El corazón se me salía del pecho y pensé que tal vez podría escucharlo y voltear para buscar de dónde venían esos ansiosos tambores de guerra. Cada paso era uno tuyo, cada mirada a la izquierda o la derecha eran tus ojos viendo caminos posibles. Los brazos no los movía con los pasos, así como tu caminas, los puños medio cerrados, como los tienes tu a veces, los pasos con pequeños saltos como tu los caminas, como si quisieras ser un niño ligero y feliz porque tal vez no lo fuiste. El cuerpo exactamente igual, una delgadez fuerte y atrayente, atrayente a mi. Como un yin yang.

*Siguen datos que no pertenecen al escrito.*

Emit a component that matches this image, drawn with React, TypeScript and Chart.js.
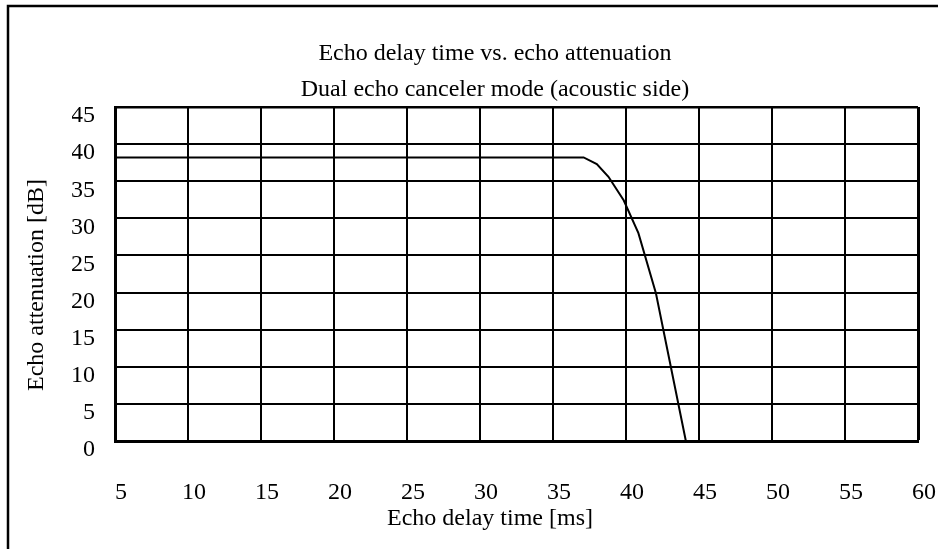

La esencia de ese hombre era la tuya. Es la tuya. Eran el mismo y me parecía que era un fantasma y que no había nadie caminando a unos pasos de mi. Que mis ojos lo estaban inventando todo detrás de mis lentes de sol. Pensaba que eras tu en otra dimensión. Sentía...sentía algo que me hacía querer huír de esa banqueta pero los pies no me dejaban parar los pasos detrás de los tuyos.

Y por un momento, no supe en qué tiempo estaba caminando, no podía entender que era un domingo de abril por la mañana con mis aún cuarenta y dos años, porque al mismo tiempo sentía que ese eras tu dentro de treinta años y el fantasma era yo comiéndose tus pasos.

Quise alcanzarte, pero no lo hice. Y tu, como hace treinta años, no sabías que tenías que voltear para encontrarme.

Tal como pasa hoy, un domingo de abril, del año dos mil trece.